> **What you need to do**:
Can you print the data exactly and leave out each image?

> **Source material**:
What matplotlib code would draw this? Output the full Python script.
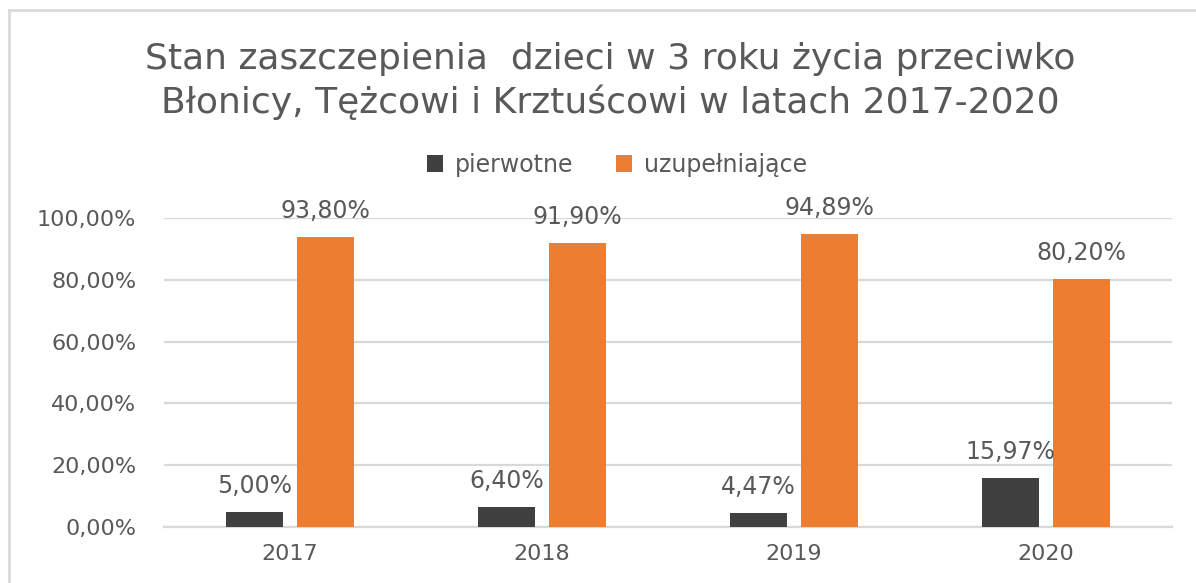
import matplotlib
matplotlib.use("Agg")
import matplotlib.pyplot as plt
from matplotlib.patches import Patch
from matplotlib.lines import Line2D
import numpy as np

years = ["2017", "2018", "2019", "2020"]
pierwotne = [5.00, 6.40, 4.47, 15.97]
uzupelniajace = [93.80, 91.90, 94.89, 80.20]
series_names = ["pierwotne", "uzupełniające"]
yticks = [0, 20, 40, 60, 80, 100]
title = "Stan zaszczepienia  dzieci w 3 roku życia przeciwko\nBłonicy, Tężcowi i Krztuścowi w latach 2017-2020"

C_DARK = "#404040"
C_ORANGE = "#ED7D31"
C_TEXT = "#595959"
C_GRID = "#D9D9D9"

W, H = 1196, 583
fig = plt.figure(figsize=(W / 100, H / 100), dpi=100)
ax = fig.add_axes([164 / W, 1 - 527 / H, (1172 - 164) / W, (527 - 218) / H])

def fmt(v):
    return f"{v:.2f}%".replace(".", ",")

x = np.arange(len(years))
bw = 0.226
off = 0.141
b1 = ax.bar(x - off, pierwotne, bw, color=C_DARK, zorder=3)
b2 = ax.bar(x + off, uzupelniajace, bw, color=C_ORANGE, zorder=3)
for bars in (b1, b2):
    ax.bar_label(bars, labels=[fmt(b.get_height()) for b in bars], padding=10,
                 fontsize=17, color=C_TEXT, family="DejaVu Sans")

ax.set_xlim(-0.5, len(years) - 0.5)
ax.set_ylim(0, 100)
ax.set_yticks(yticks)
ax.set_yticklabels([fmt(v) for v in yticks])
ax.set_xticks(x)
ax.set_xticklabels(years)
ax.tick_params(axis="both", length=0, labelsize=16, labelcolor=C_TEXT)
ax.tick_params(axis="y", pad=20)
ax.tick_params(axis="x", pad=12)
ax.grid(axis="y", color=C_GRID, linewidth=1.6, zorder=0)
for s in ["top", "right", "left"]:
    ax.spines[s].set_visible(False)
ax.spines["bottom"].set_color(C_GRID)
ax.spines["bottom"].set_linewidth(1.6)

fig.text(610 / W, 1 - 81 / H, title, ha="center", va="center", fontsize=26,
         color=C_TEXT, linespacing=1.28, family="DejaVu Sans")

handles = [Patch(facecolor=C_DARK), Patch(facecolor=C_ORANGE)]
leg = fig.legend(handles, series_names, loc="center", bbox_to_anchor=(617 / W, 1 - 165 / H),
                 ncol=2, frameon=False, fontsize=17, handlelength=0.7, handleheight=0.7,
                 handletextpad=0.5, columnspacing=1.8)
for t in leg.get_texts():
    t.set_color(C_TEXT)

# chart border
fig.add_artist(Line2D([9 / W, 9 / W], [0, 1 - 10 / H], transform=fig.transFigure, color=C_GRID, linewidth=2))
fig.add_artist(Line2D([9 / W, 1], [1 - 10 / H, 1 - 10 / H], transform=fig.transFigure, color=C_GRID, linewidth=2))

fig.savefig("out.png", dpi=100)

> **Written answer**:
What matplotlib code would draw this? Output the full Python script.
import matplotlib
matplotlib.use("Agg")
import matplotlib.pyplot as plt
from matplotlib.patches import Patch
from matplotlib.lines import Line2D
import numpy as np

years = ["2017", "2018", "2019", "2020"]
pierwotne = [5.00, 6.40, 4.47, 15.97]
uzupelniajace = [93.80, 91.90, 94.89, 80.20]
series_names = ["pierwotne", "uzupełniające"]
yticks = [0, 20, 40, 60, 80, 100]
title = "Stan zaszczepienia  dzieci w 3 roku życia przeciwko\nBłonicy, Tężcowi i Krztuścowi w latach 2017-2020"

C_DARK = "#404040"
C_ORANGE = "#ED7D31"
C_TEXT = "#595959"
C_GRID = "#D9D9D9"

W, H = 1196, 583
fig = plt.figure(figsize=(W / 100, H / 100), dpi=100)
ax = fig.add_axes([164 / W, 1 - 527 / H, (1172 - 164) / W, (527 - 218) / H])

def fmt(v):
    return f"{v:.2f}%".replace(".", ",")

x = np.arange(len(years))
bw = 0.226
off = 0.141
b1 = ax.bar(x - off, pierwotne, bw, color=C_DARK, zorder=3)
b2 = ax.bar(x + off, uzupelniajace, bw, color=C_ORANGE, zorder=3)
for bars in (b1, b2):
    ax.bar_label(bars, labels=[fmt(b.get_height()) for b in bars], padding=10,
                 fontsize=17, color=C_TEXT, family="DejaVu Sans")

ax.set_xlim(-0.5, len(years) - 0.5)
ax.set_ylim(0, 100)
ax.set_yticks(yticks)
ax.set_yticklabels([fmt(v) for v in yticks])
ax.set_xticks(x)
ax.set_xticklabels(years)
ax.tick_params(axis="both", length=0, labelsize=16, labelcolor=C_TEXT)
ax.tick_params(axis="y", pad=20)
ax.tick_params(axis="x", pad=12)
ax.grid(axis="y", color=C_GRID, linewidth=1.6, zorder=0)
for s in ["top", "right", "left"]:
    ax.spines[s].set_visible(False)
ax.spines["bottom"].set_color(C_GRID)
ax.spines["bottom"].set_linewidth(1.6)

fig.text(610 / W, 1 - 81 / H, title, ha="center", va="center", fontsize=26,
         color=C_TEXT, linespacing=1.28, family="DejaVu Sans")

handles = [Patch(facecolor=C_DARK), Patch(facecolor=C_ORANGE)]
leg = fig.legend(handles, series_names, loc="center", bbox_to_anchor=(617 / W, 1 - 165 / H),
                 ncol=2, frameon=False, fontsize=17, handlelength=0.7, handleheight=0.7,
                 handletextpad=0.5, columnspacing=1.8)
for t in leg.get_texts():
    t.set_color(C_TEXT)

# chart border
fig.add_artist(Line2D([9 / W, 9 / W], [0, 1 - 10 / H], transform=fig.transFigure, color=C_GRID, linewidth=2))
fig.add_artist(Line2D([9 / W, 1], [1 - 10 / H, 1 - 10 / H], transform=fig.transFigure, color=C_GRID, linewidth=2))

fig.savefig("out.png", dpi=100)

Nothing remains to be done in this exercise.